Once you have configured PAGENT you can use the Unix command
pasearch -c 1>a
to give output like
TCP/IP pasearch CS V2R4 Image Name: TCPIP1 Date: 05/23/2022 Time: 17:34:44 PAPI Version: 14 DLL Version: 14 TTLS Policy Object: ConfigLocation: Local LDAPServer: False CommonFileName: //'USER.Z24C.TCPPARMS(TTLSCOM)' ImageFileName: TCP/IP pasearch CS V2R4 Image Name: TCPIP2 Date: 05/23/2022 Time: 17:34:44 PAPI Version: 14 DLL Version: 14 TTLS Policy Object: ConfigLocation: Local LDAPServer: False CommonFileName: //'USER.Z24C.TCPPARMS(TTLSCOM)' ImageFileName: //'USER.Z24C.TCPPARMS(TTLS2)'
pasearch -p TCPIP2 1>a
gave the configuration for just the TCPIP stack TCPIP2, including
... policyRule: TLSCOM Rule Type: TTLS ... policyRule: TLSCP3 Rule Type: TTLS ... policyRule: TLSCP4 Rule Type: TTLS ...
You get the definitions – but you do not know where they came from.
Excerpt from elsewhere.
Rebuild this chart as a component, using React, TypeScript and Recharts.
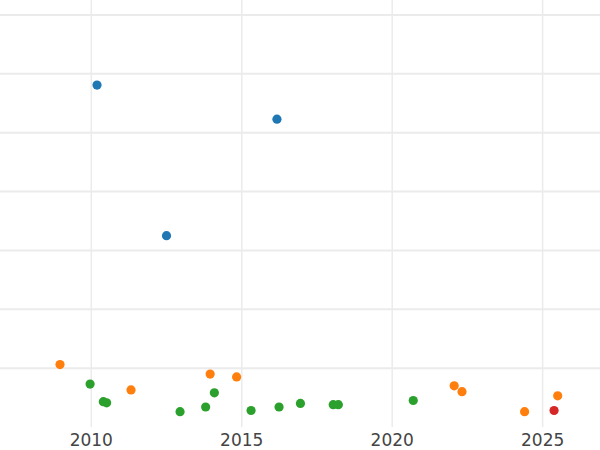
import React from "react";
import { ScatterChart, Scatter, XAxis, YAxis, CartesianGrid } from "recharts";

const blueYears = [2010.19, 2016.17, 2012.5];
const blueValues = [5.81, 5.23, 3.25];

const orangeYears = [2008.96, 2011.32, 2013.95, 2014.83, 2022.06, 2022.32, 2024.4, 2025.5];
const orangeValues = [1.06, 0.63, 0.9, 0.85, 0.7, 0.6, 0.26, 0.53];

const greenYears = [2009.96, 2010.4, 2010.51, 2012.95, 2013.8, 2014.09, 2015.31, 2016.24, 2016.95, 2018.04, 2018.21, 2020.7];
const greenValues = [0.73, 0.43, 0.41, 0.26, 0.34, 0.58, 0.28, 0.34, 0.4, 0.38, 0.38, 0.45];

const redYears = [2025.38];
const redValues = [0.28];

const xTicks = [2010, 2015, 2020, 2025];
const yGridValues = [1, 2, 3, 4, 5, 6, 7];

const toPoints = (xs: number[], ys: number[]) => xs.map((x, i) => ({ x, y: ys[i] }));

const dot = (color: string) => (props: any) => (
  <circle cx={props.cx} cy={props.cy} r={4.6} fill={color} />
);

const noTick = () => <g />;

export default function App() {
  return (
    <div style={{ position: "absolute", left: 0, top: 0, background: "#fff" }}>
      <ScatterChart width={600} height={450} margin={{ top: 0, right: 0, bottom: 0, left: 0 }}>
        <CartesianGrid horizontal={true} vertical={false} syncWithTicks stroke="#ebebeb" strokeWidth={2} />
        <CartesianGrid horizontal={false} vertical={true} syncWithTicks stroke="#ebebeb" strokeWidth={1.5} />
        <XAxis
          type="number"
          dataKey="x"
          domain={[2006.966, 2026.906]}
          allowDataOverflow
          ticks={xTicks}
          height={23}
          axisLine={false}
          tickLine={false}
          tickSize={0}
          tickMargin={7}
          tick={{ fill: "#444", fontSize: 17, fontFamily: "DejaVu Sans" }}
          interval={0}
        />
        <YAxis
          type="number"
          dataKey="y"
          domain={[0, 7.255]}
          allowDataOverflow
          ticks={yGridValues}
          interval={0}
          width={0}
          axisLine={false}
          tickLine={false}
          tick={noTick}
        />
        <Scatter data={toPoints(blueYears, blueValues)} shape={dot("#1f77b4")} isAnimationActive={false} />
        <Scatter data={toPoints(orangeYears, orangeValues)} shape={dot("#ff7f0e")} isAnimationActive={false} />
        <Scatter data={toPoints(greenYears, greenValues)} shape={dot("#2ca02c")} isAnimationActive={false} />
        <Scatter data={toPoints(redYears, redValues)} shape={dot("#d62728")} isAnimationActive={false} />
      </ScatterChart>
    </div>
  );
}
I happen to know that TLSCOM comes from the common definition.
A definition can be in both Common and TCPIP Image files.
Instead of relying on PAGENT to report configuration errors I used the Unix command pasearch to display the configuration.
Display the configuration for a TCPIP image
Use the Unix command pasearch to display the configuration.
pasearch -p TCPIP2 >a
Display the object types configured to PAGENT
pasearch -c 1>a
TCP/IP pasearch CS V2R4 Image Name: TCPIP
Qos Policy Object:…
Ids Policy Object:…
IPSec Policy Object:…
IpFilter Policy Object:…
KeyExchange Policy Object:…
LocalDynVpn Policy Object:…
Routing Policy Object:…
TTLS Policy Object:…
TCP/IP pasearch CS V2R4 Image Name: TCPIP2
TTLS Policy Object:
ConfigLocation: Local LDAPServer: False
ApplyFlush: True PolicyFlush: True
ApplyPurge: True PurgePolicies: True
AtomicParse: True DeleteOnNoflush: False
DummyOnEmptyPolicy: True ModifyOnIDChange: False
Configured: True UpdateInterval: 1800
TTLS Enabled: True
LastPolicyChanged: Tue May 24 07:55:46 2022
PAGENT feels like it not of the standard that I would expect z/OS products to have. For example, you cannot validate changes before making them live, and the changes are only validated when the TCPIP stack is active.
This means you are making unvalidated changes to your production system!